I usually use Snakemake
to manage my workflow on HPC. snakemake can internally submit jobs to any scheduler, but sometimes, I do need to run some commands quickly and I do not want to copy paste the #SBATCH
header each time.
I googled around and found the repo from Brent Pederson. Thanks for making this!
I forked the repo and made some small changes by setting up the default time, queue for the Harvard Odyssey HPC cluster. I also changed how the script is named. I prefix the names with the dates so it can be sorted easily by linux command.

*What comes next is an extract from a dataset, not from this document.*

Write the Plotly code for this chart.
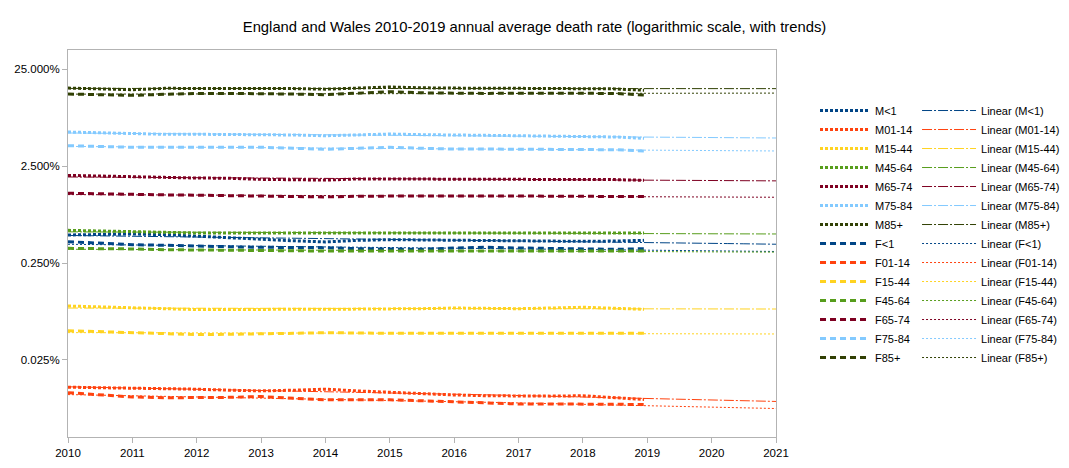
import numpy as np
import plotly.graph_objects as go

# ---- data (annual average death rate, in percent) ----
years = [2010.0, 2010.5, 2011.0, 2011.5, 2012.0, 2012.5, 2013.0, 2013.5, 2014.0, 2014.5,
         2015.0, 2015.5, 2016.0, 2016.5, 2017.0, 2017.5, 2018.0, 2018.5, 2018.95]

age_groups = ["<1", "01-14", "15-44", "45-64", "65-74", "75-84", "85+"]
colors = ["#004586", "#ff420e", "#ffd320", "#579d1c", "#7e0021", "#83caff", "#314004"]

m_lt1 = [0.486, 0.490, 0.498, 0.490, 0.471, 0.453, 0.439, 0.424, 0.412, 0.428,
         0.435, 0.432, 0.428, 0.428, 0.428, 0.424, 0.418, 0.421, 0.428]
m_01_14 = [0.0131, 0.0130, 0.0128, 0.0126, 0.0125, 0.0122, 0.0120, 0.0122, 0.0125, 0.0120,
           0.0116, 0.0112, 0.0109, 0.0107, 0.0106, 0.0106, 0.0107, 0.0102, 0.0098]
m_15_44 = [0.0901, 0.0886, 0.0865, 0.0845, 0.0827, 0.0833, 0.0839, 0.0833, 0.0833, 0.0833,
           0.0839, 0.0845, 0.0859, 0.0845, 0.0845, 0.0859, 0.0874, 0.0853, 0.0833]
m_45_64 = [0.543, 0.534, 0.526, 0.518, 0.510, 0.510, 0.510, 0.510, 0.501, 0.506,
           0.510, 0.506, 0.506, 0.510, 0.510, 0.510, 0.510, 0.510, 0.510]
m_65_74 = [2.00, 1.96, 1.93, 1.91, 1.88, 1.87, 1.82, 1.82, 1.79, 1.84,
           1.84, 1.84, 1.84, 1.84, 1.84, 1.84, 1.84, 1.81, 1.78]
m_75_84 = [5.60, 5.47, 5.34, 5.31, 5.31, 5.31, 5.31, 5.22, 5.13, 5.22,
           5.34, 5.26, 5.18, 5.18, 5.13, 5.06, 5.06, 4.98, 4.83]
m_85p = [15.9, 15.6, 15.3, 15.8, 15.8, 15.8, 15.8, 15.7, 15.5, 15.9,
         16.3, 16.0, 15.8, 15.8, 15.8, 15.8, 15.8, 15.6, 15.1]

f_lt1 = [0.415, 0.399, 0.386, 0.381, 0.372, 0.368, 0.363, 0.363, 0.360, 0.351,
         0.349, 0.346, 0.357, 0.363, 0.357, 0.354, 0.349, 0.346, 0.351]
f_01_14 = [0.0115, 0.0110, 0.0104, 0.0102, 0.0102, 0.0103, 0.0105, 0.0101, 0.0097, 0.0097,
           0.0097, 0.0095, 0.0093, 0.0090, 0.0088, 0.0088, 0.0088, 0.0087, 0.0087]
f_15_44 = [0.0501, 0.0490, 0.0483, 0.0471, 0.0457, 0.0460, 0.0463, 0.0471, 0.0478, 0.0471,
           0.0471, 0.0471, 0.0471, 0.0467, 0.0471, 0.0471, 0.0471, 0.0471, 0.0471]
f_45_64 = [0.354, 0.354, 0.349, 0.343, 0.340, 0.338, 0.335, 0.332, 0.332, 0.332,
           0.332, 0.332, 0.335, 0.332, 0.332, 0.335, 0.335, 0.332, 0.332]
f_65_74 = [1.31, 1.29, 1.26, 1.26, 1.25, 1.24, 1.23, 1.21, 1.20, 1.22,
           1.23, 1.23, 1.23, 1.23, 1.23, 1.23, 1.23, 1.21, 1.21]
f_75_84 = [4.05, 3.95, 3.90, 3.90, 3.90, 3.90, 3.90, 3.81, 3.72, 3.81,
           3.90, 3.81, 3.74, 3.74, 3.74, 3.72, 3.72, 3.68, 3.57]
f_85p = [13.8, 13.6, 13.4, 13.7, 14.0, 14.0, 14.0, 13.8, 13.6, 14.0,
         14.6, 14.2, 14.0, 14.0, 14.1, 14.0, 14.0, 14.0, 13.5]

male_series = [m_lt1, m_01_14, m_15_44, m_45_64, m_65_74, m_75_84, m_85p]
female_series = [f_lt1, f_01_14, f_15_44, f_45_64, f_65_74, f_75_84, f_85p]

trend_span = [2010, 2021]
x_ticks = list(range(2010, 2022))
y_ticks = [0.00025, 0.0025, 0.025, 0.25]

title = "England and Wales 2010-2019 annual average death rate (logarithmic scale, with trends)"

FONT = "Liberation Sans, Arial, sans-serif"

fig = go.Figure()

trend_x = np.linspace(trend_span[0], trend_span[1], 45)

def add_series(prefix, series_list, dash, trend_dash):
    for grp, col, vals in zip(age_groups, colors, series_list):
        name = prefix + grp
        y = np.array(vals) / 100.0
        fig.add_trace(go.Scatter(
            x=years, y=y, mode="lines", name=name, legend="legend",
            line=dict(color=col, width=3, dash=dash),
        ))
        slope, intercept = np.polyfit(years, y, 1)
        fig.add_trace(go.Scatter(
            x=trend_x, y=intercept + slope * trend_x, mode="lines",
            name="Linear (" + name + ")", legend="legend2",
            line=dict(color=col, width=1, dash=trend_dash),
        ))

add_series("M", male_series, "3px,2px", "10px,2px,2px,2px")
add_series("F", female_series, "6px,4px", "2px,2px")

axis_col = "#b3b3b3"
fig.update_xaxes(
    range=[trend_span[0], trend_span[1]], tickvals=x_ticks, ticktext=[str(v) for v in x_ticks],
    showgrid=False, zeroline=False, showline=True, linecolor=axis_col, linewidth=1,
    mirror=True, ticks="outside", ticklen=5, tickcolor=axis_col,
    tickfont=dict(family=FONT, size=11.5, color="black"),
)
fig.update_yaxes(
    type="log", range=[-4.396, -0.406], tickvals=y_ticks, tickformat=".3%",
    showgrid=False, zeroline=False, showline=True, linecolor=axis_col, linewidth=1,
    mirror=True, ticks="outside", ticklen=5, tickcolor=axis_col,
    tickfont=dict(family=FONT, size=11.5, color="black"),
)

# page body has an 8px margin: figure is 1061x460 drawn from (8, 8)
W, H = 1061, 460
legend_common = dict(orientation="v", xanchor="left", y=0.5245, yanchor="middle",
                     traceorder="normal", font=dict(family=FONT, size=11, color="black"),
                     bgcolor="rgba(0,0,0,0)", borderwidth=0)

fig.update_layout(
    width=W, height=H,
    margin=dict(l=60, r=293, t=42, b=31, autoexpand=False),
    paper_bgcolor="white", plot_bgcolor="white",
    font=dict(family=FONT, size=12, color="black"),
    title=dict(text=title, x=526.5 / W, xref="container", xanchor="center",
               y=1 - 19 / H, yref="container", yanchor="middle",
               font=dict(family=FONT, size=14.8, color="black")),
    showlegend=True,
    legend=dict(x=1.0551, itemwidth=50, **legend_common),
    legend2=dict(x=1.1992, itemwidth=54, **legend_common),
)

fig.write_html("out.html")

Please check the research computing page for specifications of parameters for Odyssey at here.
from slurmpy import Slurm
# default parameter
s = Slurm("jobname")
print(str(s))
#!/bin/bash
#SBATCH -e logs/jobname.%J.err
#SBATCH -o logs/jobname.%J.out
#SBATCH -J jobname
#SBATCH --time=00:02:00
#SBATCH -n 1
#SBATCH -N 1
#SBATCH -p general
#SBATCH --mem=4000
set -eo pipefail -o nounset
__script__
s = Slurm("job-name", {"time": "04:00:00", "partition": "shared"})
print(str(s))
#!/bin/bash
#SBATCH -e logs/job-name.%J.err
#SBATCH -o logs/job-name.%J.out
#SBATCH -J job-name
#SBATCH --time=04:00:00
#SBATCH --partition=shared
#SBATCH -n 1
#SBATCH -N 1
#SBATCH -p general
#SBATCH --mem=4000
set -eo pipefail -o nounset
__script__
This little utility can handle single letter parameter or full name. e.g. you can specify p
or partition
, but note that the default is -p
, and if you specify partition
, the -p
is not overwritten (can be improved to check that). to overwrite the default, use Slurm("job-name", {"time": "04:00:00", "p": "shared"})
. The same for time
and mem
. e.g. If you want to overwrite mem
, do not use m
.
s.run("""
do
lots
of
stuff
""", name_addition="", tries=1, depends_on=[job_id]))
The above will submit the job to sbatch
automatically write the script to slurm_scripts/
and automatically write logs/{name}.err
and logs/{name}.out
. It will have today's
date in the log and script names.
The script to run() can also contain $variables
which are filled with the cmd_kwarg
dict.
E.g. echo $name
could be filled with cmd_kwargs={'name': 'sally'}
A command can be tested (not sent to queue) by setting the _cmd
to bash
.
The default is sbatch
which submits jobs to slurm.
Each time slurmpy.Slurm().run()
is called, it returns the job-id of the submitted job. This
can then be sent to a subsequent job:
s = Slurmp()
s.run(..., depends_on=[job_id])
to indicate that this job should not run until the the job with job_id
has finished successfully.
git clone https://github.com/crazyhottommy/slurmpy
cd slurmpy
python setup.py install --user
mkdir slurmpy_odyssey
cd slurmpy_odyssey
python
from slurmpy import Slurm
...
exit()
# the scripts will be writen in the slurm_scripts folder and the logs in the logs folder.
find .
./slurm-scripts
./slurm-scripts/2018-10-09-test-tommyfirstjob.sh
./slurm-scripts/2018-10-09-tommysecondjob.sh
./listfiles2.txt
./mylistfiles.txt
./logs
./logs/2018-10-09-tommysecondjob.55721494.err
./logs/2018-10-09-tommysecondjob.55721494.out
./logs/2018-10-09-test-tommyfirstjob.55718062.err
./logs/2018-10-09-test-tommyfirstjob.55718062.out
This way, the logs
and slurm_scripts
folder will be generated inside the slurmpy_odyssey folder.